Problem details
Pull every "that" line out of the data below.

[START OF Extracted information]

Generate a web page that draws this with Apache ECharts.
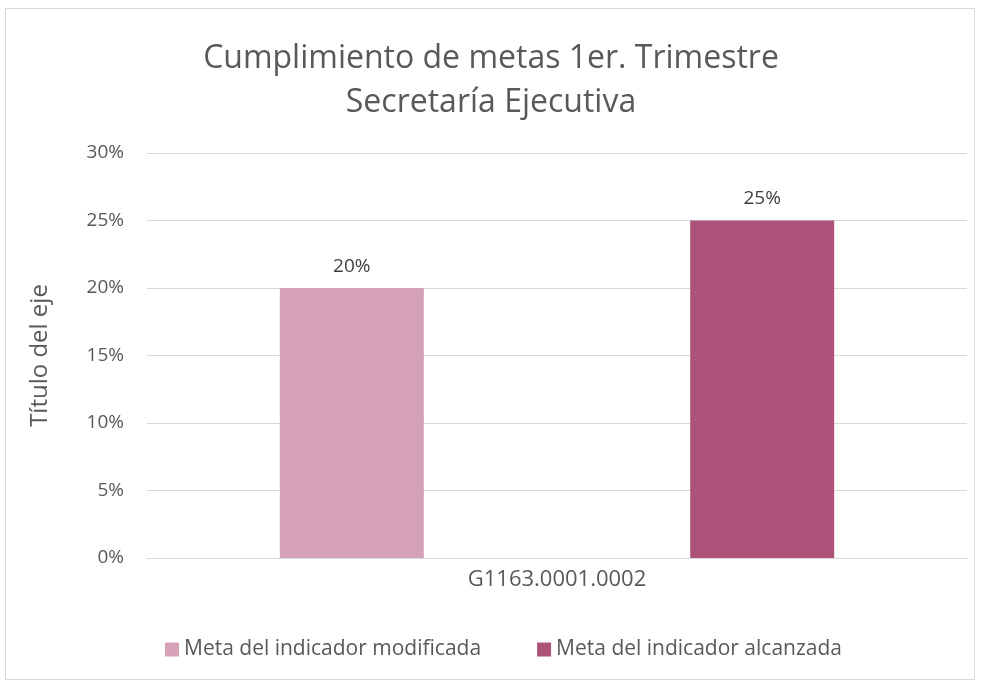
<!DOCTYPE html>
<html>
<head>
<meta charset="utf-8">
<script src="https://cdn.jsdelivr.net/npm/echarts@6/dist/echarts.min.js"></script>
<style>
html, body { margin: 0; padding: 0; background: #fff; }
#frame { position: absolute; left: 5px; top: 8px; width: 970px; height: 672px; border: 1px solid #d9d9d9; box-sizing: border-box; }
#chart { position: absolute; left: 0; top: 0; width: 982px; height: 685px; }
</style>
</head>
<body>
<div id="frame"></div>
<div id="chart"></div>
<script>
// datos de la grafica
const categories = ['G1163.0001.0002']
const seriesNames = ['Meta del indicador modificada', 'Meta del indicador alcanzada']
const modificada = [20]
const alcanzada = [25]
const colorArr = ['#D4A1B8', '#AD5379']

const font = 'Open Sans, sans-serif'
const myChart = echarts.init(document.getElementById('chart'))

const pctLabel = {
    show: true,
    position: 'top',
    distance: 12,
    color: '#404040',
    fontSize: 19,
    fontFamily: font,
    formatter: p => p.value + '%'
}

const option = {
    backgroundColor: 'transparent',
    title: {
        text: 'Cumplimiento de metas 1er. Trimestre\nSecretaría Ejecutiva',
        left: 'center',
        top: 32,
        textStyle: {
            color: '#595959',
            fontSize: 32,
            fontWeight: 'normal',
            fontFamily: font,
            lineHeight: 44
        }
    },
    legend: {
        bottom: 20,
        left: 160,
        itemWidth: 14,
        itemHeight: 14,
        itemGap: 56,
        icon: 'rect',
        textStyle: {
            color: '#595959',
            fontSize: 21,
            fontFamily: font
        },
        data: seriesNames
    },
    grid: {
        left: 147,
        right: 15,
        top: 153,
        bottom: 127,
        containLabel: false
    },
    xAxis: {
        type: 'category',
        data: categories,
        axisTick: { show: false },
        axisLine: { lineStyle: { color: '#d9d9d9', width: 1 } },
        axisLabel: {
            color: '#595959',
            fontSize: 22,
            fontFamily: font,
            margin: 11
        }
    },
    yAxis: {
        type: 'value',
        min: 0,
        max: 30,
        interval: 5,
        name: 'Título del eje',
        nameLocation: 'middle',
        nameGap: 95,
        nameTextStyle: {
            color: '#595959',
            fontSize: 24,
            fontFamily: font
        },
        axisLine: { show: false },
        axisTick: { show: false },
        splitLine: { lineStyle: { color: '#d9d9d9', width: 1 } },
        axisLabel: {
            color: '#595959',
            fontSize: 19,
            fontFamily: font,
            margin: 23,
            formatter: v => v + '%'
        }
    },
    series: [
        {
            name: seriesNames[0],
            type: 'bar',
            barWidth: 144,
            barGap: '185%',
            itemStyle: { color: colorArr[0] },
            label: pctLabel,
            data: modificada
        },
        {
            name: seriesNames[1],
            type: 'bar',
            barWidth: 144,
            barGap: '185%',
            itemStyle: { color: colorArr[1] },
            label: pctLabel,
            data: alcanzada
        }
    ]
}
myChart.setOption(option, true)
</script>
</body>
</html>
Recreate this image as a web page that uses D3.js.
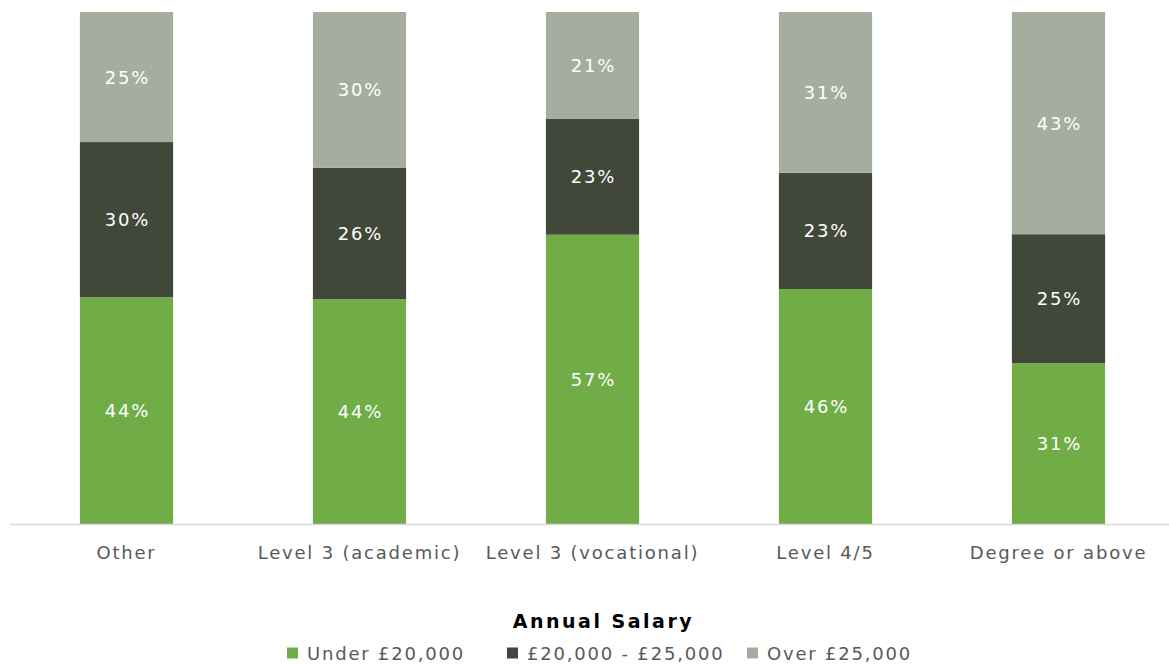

[END OF Extracted information]
[START OF Extracted information]

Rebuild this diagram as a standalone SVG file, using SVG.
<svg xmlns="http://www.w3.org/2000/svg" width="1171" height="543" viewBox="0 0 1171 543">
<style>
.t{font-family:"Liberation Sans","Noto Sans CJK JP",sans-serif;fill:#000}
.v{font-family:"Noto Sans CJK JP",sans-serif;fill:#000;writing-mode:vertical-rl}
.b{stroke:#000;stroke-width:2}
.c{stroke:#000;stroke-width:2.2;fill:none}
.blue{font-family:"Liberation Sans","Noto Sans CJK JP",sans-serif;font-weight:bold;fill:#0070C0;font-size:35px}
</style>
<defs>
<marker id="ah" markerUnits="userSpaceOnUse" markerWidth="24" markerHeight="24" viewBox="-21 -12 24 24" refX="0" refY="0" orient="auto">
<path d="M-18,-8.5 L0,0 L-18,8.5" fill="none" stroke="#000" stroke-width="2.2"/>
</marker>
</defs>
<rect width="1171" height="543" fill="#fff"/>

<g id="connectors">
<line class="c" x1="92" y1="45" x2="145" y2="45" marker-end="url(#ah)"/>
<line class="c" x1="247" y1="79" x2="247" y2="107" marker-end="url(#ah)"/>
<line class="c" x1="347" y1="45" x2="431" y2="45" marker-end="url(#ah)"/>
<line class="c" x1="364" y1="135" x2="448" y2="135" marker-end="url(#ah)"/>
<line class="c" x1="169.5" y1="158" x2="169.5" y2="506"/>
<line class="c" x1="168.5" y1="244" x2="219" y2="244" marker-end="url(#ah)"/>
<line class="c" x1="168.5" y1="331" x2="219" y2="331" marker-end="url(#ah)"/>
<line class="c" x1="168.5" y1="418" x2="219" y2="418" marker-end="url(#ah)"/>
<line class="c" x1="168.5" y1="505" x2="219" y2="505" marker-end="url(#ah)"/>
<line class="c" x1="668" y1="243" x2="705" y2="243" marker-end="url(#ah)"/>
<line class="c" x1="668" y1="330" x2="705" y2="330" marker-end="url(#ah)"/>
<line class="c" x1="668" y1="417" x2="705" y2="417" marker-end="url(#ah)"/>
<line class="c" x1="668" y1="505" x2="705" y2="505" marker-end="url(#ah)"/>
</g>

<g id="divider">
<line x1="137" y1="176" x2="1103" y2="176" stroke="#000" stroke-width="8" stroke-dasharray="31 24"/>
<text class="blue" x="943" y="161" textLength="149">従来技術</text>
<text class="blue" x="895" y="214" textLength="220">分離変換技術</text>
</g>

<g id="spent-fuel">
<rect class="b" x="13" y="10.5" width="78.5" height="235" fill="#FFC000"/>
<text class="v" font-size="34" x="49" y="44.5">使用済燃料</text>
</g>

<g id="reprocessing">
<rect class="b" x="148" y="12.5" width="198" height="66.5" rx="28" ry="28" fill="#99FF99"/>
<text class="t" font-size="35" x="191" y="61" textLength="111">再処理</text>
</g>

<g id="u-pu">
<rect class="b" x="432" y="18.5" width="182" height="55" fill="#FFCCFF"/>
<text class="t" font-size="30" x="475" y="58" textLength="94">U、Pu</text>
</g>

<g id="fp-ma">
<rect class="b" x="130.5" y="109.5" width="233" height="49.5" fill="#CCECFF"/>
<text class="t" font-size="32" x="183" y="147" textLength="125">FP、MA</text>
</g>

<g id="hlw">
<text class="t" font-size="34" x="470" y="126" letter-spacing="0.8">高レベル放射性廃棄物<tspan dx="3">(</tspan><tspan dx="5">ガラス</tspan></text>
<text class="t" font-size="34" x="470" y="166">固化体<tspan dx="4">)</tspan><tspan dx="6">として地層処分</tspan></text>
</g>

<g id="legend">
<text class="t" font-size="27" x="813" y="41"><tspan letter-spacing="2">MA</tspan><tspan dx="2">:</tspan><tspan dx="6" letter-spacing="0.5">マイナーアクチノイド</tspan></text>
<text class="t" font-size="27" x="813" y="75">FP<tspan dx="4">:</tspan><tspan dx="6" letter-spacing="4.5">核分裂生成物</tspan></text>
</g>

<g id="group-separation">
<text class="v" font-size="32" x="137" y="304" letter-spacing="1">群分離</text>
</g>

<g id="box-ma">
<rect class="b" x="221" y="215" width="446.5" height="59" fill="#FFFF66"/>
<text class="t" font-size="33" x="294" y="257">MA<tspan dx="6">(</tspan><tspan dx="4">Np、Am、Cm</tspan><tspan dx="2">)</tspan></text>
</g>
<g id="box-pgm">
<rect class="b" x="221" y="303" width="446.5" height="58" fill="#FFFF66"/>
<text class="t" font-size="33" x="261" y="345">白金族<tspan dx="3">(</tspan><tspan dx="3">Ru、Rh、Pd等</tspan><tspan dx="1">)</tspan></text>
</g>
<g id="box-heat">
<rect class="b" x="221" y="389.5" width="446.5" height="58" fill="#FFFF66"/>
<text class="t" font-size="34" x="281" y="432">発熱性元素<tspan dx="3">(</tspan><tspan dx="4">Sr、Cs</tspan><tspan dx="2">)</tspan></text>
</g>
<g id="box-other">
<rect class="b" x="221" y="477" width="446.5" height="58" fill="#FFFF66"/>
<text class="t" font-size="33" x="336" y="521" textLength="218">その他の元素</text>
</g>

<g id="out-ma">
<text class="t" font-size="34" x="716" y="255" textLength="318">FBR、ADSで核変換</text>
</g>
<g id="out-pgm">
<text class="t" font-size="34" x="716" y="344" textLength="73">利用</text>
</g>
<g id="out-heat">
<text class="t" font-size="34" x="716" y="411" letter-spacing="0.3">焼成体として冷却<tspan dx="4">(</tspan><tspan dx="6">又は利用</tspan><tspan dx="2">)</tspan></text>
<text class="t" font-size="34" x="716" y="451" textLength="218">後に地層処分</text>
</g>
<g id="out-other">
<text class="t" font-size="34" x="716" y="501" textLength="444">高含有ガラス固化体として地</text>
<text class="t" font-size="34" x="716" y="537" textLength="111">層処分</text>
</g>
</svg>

[END OF Extracted information]

Answer to this exercise
Generate a web page that draws this with Apache ECharts.
Recreate this image as a web page that uses D3.js.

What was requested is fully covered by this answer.